__GIVEN INFORMATION__:
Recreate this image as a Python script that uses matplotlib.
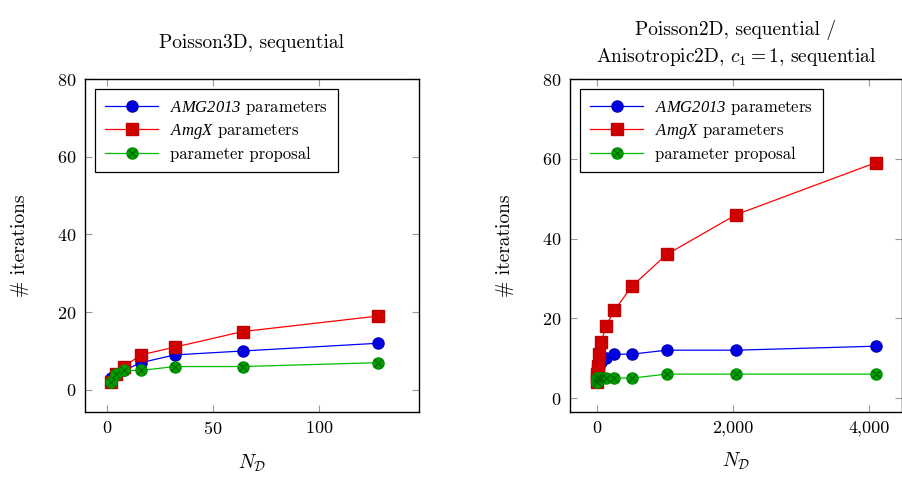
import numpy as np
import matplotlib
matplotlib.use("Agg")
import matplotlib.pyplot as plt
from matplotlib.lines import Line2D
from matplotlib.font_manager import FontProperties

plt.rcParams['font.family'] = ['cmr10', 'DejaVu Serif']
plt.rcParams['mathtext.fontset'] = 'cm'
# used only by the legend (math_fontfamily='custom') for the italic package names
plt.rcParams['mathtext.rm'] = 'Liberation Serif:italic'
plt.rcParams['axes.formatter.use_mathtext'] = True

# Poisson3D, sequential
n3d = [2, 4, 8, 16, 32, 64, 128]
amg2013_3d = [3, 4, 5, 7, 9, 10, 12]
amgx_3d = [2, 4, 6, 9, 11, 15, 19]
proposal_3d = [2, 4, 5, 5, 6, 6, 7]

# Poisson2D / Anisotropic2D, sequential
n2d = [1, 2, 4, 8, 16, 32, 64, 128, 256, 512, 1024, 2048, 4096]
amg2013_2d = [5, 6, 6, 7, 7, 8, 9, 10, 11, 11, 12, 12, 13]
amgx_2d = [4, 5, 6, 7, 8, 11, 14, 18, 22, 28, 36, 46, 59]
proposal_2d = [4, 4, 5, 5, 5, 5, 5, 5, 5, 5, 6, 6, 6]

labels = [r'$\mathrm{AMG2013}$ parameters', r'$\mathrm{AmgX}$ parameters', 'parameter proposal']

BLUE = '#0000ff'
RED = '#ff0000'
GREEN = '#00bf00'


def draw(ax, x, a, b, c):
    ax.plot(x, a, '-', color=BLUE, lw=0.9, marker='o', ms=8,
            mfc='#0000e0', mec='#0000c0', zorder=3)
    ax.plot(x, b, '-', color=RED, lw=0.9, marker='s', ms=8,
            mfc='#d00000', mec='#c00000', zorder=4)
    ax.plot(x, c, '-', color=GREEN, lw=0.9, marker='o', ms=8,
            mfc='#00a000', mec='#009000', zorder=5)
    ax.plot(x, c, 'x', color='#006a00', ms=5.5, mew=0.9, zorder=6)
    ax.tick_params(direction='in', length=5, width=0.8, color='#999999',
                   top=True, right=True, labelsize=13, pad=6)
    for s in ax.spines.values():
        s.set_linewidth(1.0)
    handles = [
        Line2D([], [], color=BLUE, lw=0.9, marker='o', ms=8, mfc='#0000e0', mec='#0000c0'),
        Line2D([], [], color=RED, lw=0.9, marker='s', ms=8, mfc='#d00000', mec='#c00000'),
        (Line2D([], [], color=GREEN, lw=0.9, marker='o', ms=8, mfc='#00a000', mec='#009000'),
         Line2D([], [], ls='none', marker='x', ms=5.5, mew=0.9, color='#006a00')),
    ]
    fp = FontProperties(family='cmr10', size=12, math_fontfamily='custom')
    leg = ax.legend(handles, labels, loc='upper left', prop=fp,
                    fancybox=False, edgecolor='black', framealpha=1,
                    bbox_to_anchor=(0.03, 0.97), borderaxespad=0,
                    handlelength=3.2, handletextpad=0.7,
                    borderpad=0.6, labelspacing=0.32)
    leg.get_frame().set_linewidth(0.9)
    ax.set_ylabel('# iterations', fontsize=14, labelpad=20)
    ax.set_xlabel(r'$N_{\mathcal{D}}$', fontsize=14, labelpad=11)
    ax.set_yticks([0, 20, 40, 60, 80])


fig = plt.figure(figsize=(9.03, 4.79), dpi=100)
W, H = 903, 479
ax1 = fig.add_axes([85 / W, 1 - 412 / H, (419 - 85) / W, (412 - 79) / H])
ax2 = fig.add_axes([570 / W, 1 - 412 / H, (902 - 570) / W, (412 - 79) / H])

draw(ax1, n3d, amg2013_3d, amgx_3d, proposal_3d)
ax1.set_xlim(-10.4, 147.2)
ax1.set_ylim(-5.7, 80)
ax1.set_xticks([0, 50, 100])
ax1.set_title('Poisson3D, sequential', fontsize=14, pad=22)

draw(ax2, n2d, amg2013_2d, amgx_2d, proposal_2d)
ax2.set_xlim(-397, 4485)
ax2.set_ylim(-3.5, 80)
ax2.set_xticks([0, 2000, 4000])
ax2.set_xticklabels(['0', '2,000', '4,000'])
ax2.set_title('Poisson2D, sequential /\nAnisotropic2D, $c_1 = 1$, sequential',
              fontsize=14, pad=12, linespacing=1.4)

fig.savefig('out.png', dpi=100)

---

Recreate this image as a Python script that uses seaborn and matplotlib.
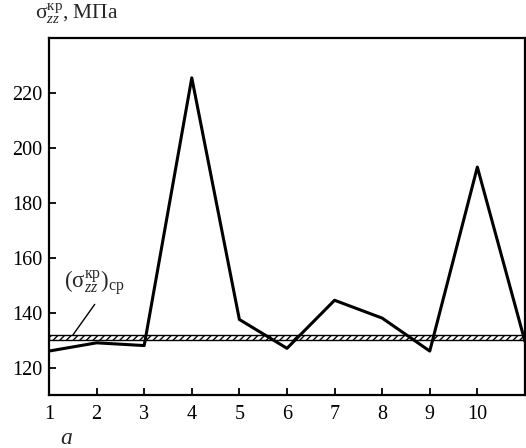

__WORK TO BE COMPLETED__: Return exactly the lines from the one with "Recreate this image as a Python script that uses matplotlib." to the one with "from matplotlib.font_manager import", inclusive, and nothing else; skip the pictures.

__THE SOLUTION__:
Recreate this image as a Python script that uses matplotlib.
import numpy as np
import matplotlib
matplotlib.use("Agg")
import matplotlib.pyplot as plt
from matplotlib.lines import Line2D
from matplotlib.font_manager import FontProperties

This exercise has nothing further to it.